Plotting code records
- - -
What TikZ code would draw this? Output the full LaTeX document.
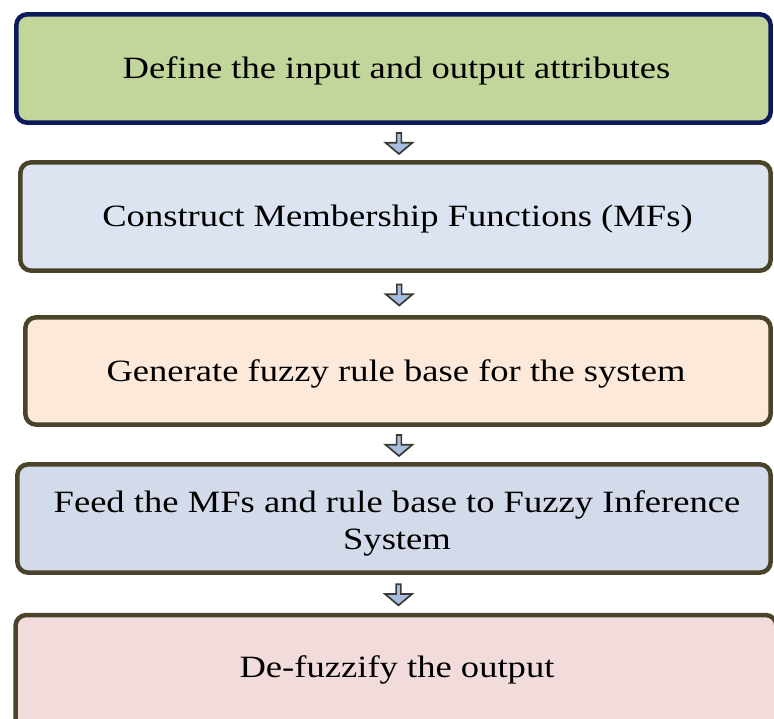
\documentclass[tikz,border=0pt]{standalone}
\usepackage{fontspec}
\setmainfont[FakeStretch=1.18]{Liberation Serif}
\usetikzlibrary{shapes.arrows,calc}
\definecolor{navyB}{HTML}{0C1A5C}
\definecolor{brownB}{HTML}{494429}
\definecolor{fillA}{HTML}{C2D59A}
\definecolor{fillB}{HTML}{DCE4F2}
\definecolor{fillC}{HTML}{FDE9DA}
\definecolor{fillD}{HTML}{D3DAE9}
\definecolor{fillE}{HTML}{F2DCDB}
\definecolor{arrowF}{HTML}{A8BEE0}
\definecolor{arrowD}{HTML}{3A3A33}
\tikzset{
  stepbox/.style={draw=brownB, line width=4.5pt, rounded corners=11pt, inner sep=0pt},
  boxtext/.style={align=center, text=black, inner sep=0pt, font=\fontsize{31}{37}\selectfont},
  flowarrow/.style={single arrow, draw=arrowD, fill=arrowF, line width=1.7pt,
    minimum height=21pt, minimum width=27pt, single arrow head extend=4pt,
    single arrow tip angle=100, inner sep=0pt, rotate=-90}
}
\begin{document}
\begin{tikzpicture}[x=1pt,y=-1pt]
\useasboundingbox (0,0) rectangle (774,719);
\clip (0,0) rectangle (774,719);
\node[stepbox, draw=navyB, fill=fillA, minimum width=754.4pt, minimum height=108.4pt] (b1) at (393.5,68.5) {};
\node[stepbox, fill=fillB, minimum width=750.4pt, minimum height=108.4pt] (b2) at (395.5,216.5) {};
\node[stepbox, fill=fillC, minimum width=745.4pt, minimum height=107.4pt] (b3) at (398,371) {};
\node[stepbox, fill=fillD, minimum width=753.4pt, minimum height=108.4pt] (b4) at (394,518.5) {};
\node[stepbox, fill=fillE, minimum width=761pt, minimum height=116pt] (b5) at (396,673) {};
\node[boxtext] (t1) at ($(b1.center)+(3,2)$) {Define the input and output attributes};
\node[boxtext] (t2) at ($(b2.center)+(2,3)$) {Construct Membership Functions (MFs)};
\node[boxtext] (t3) at ($(b3.center)+(-2,3)$) {Generate fuzzy rule base for the system};
\node[boxtext] (t4) at ($(b4.center)+(3,5)$) {Feed the MFs and rule base to Fuzzy Inference\\System};
\node[boxtext] (t5) at ($(b5.center)+(1,-3)$) {De-fuzzify the output};
\node[flowarrow] (a1) at ($(b1.south)!0.5!(b2.north)+(4.5,0)$) {};
\node[flowarrow] (a2) at ($(b2.south)!0.5!(b3.north)+(2.5,0)$) {};
\node[flowarrow] (a3) at ($(b3.south)!0.5!(b4.north)+(3,0)$) {};
\node[flowarrow] (a4) at ($(b4.south)!0.5!(b5.north)+(3.5,0)$) {};
\end{tikzpicture}
\end{document}
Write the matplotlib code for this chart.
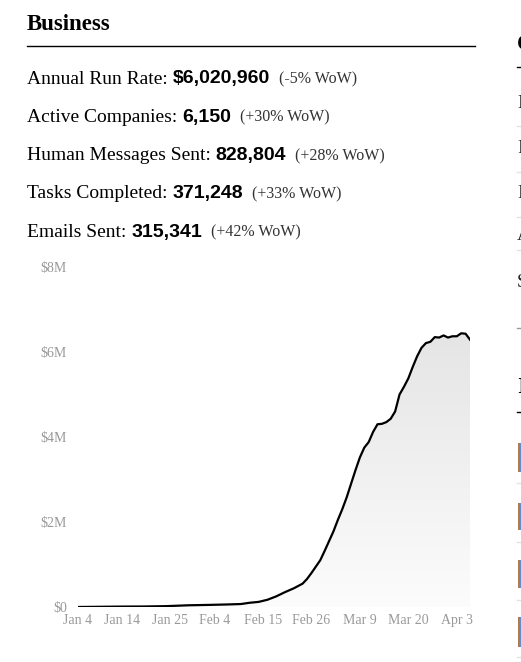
- - -
▸ Given request
Repeat the entries exactly and keep the pictures out of the copy.

▸ Task result
What TikZ code would draw this? Output the full LaTeX document.
\documentclass[tikz,border=0pt]{standalone}
\usepackage{fontspec}
\setmainfont[FakeStretch=1.18]{Liberation Serif}
\usetikzlibrary{shapes.arrows,calc}
\definecolor{navyB}{HTML}{0C1A5C}
\definecolor{brownB}{HTML}{494429}
\definecolor{fillA}{HTML}{C2D59A}
\definecolor{fillB}{HTML}{DCE4F2}
\definecolor{fillC}{HTML}{FDE9DA}
\definecolor{fillD}{HTML}{D3DAE9}
\definecolor{fillE}{HTML}{F2DCDB}
\definecolor{arrowF}{HTML}{A8BEE0}
\definecolor{arrowD}{HTML}{3A3A33}
\tikzset{
  stepbox/.style={draw=brownB, line width=4.5pt, rounded corners=11pt, inner sep=0pt},
  boxtext/.style={align=center, text=black, inner sep=0pt, font=\fontsize{31}{37}\selectfont},
  flowarrow/.style={single arrow, draw=arrowD, fill=arrowF, line width=1.7pt,
    minimum height=21pt, minimum width=27pt, single arrow head extend=4pt,
    single arrow tip angle=100, inner sep=0pt, rotate=-90}
}
\begin{document}
\begin{tikzpicture}[x=1pt,y=-1pt]
\useasboundingbox (0,0) rectangle (774,719);
\clip (0,0) rectangle (774,719);
\node[stepbox, draw=navyB, fill=fillA, minimum width=754.4pt, minimum height=108.4pt] (b1) at (393.5,68.5) {};
\node[stepbox, fill=fillB, minimum width=750.4pt, minimum height=108.4pt] (b2) at (395.5,216.5) {};
\node[stepbox, fill=fillC, minimum width=745.4pt, minimum height=107.4pt] (b3) at (398,371) {};
\node[stepbox, fill=fillD, minimum width=753.4pt, minimum height=108.4pt] (b4) at (394,518.5) {};
\node[stepbox, fill=fillE, minimum width=761pt, minimum height=116pt] (b5) at (396,673) {};
\node[boxtext] (t1) at ($(b1.center)+(3,2)$) {Define the input and output attributes};
\node[boxtext] (t2) at ($(b2.center)+(2,3)$) {Construct Membership Functions (MFs)};
\node[boxtext] (t3) at ($(b3.center)+(-2,3)$) {Generate fuzzy rule base for the system};
\node[boxtext] (t4) at ($(b4.center)+(3,5)$) {Feed the MFs and rule base to Fuzzy Inference\\System};
\node[boxtext] (t5) at ($(b5.center)+(1,-3)$) {De-fuzzify the output};
\node[flowarrow] (a1) at ($(b1.south)!0.5!(b2.north)+(4.5,0)$) {};
\node[flowarrow] (a2) at ($(b2.south)!0.5!(b3.north)+(2.5,0)$) {};
\node[flowarrow] (a3) at ($(b3.south)!0.5!(b4.north)+(3,0)$) {};
\node[flowarrow] (a4) at ($(b4.south)!0.5!(b5.north)+(3.5,0)$) {};
\end{tikzpicture}
\end{document}
Write the matplotlib code for this chart.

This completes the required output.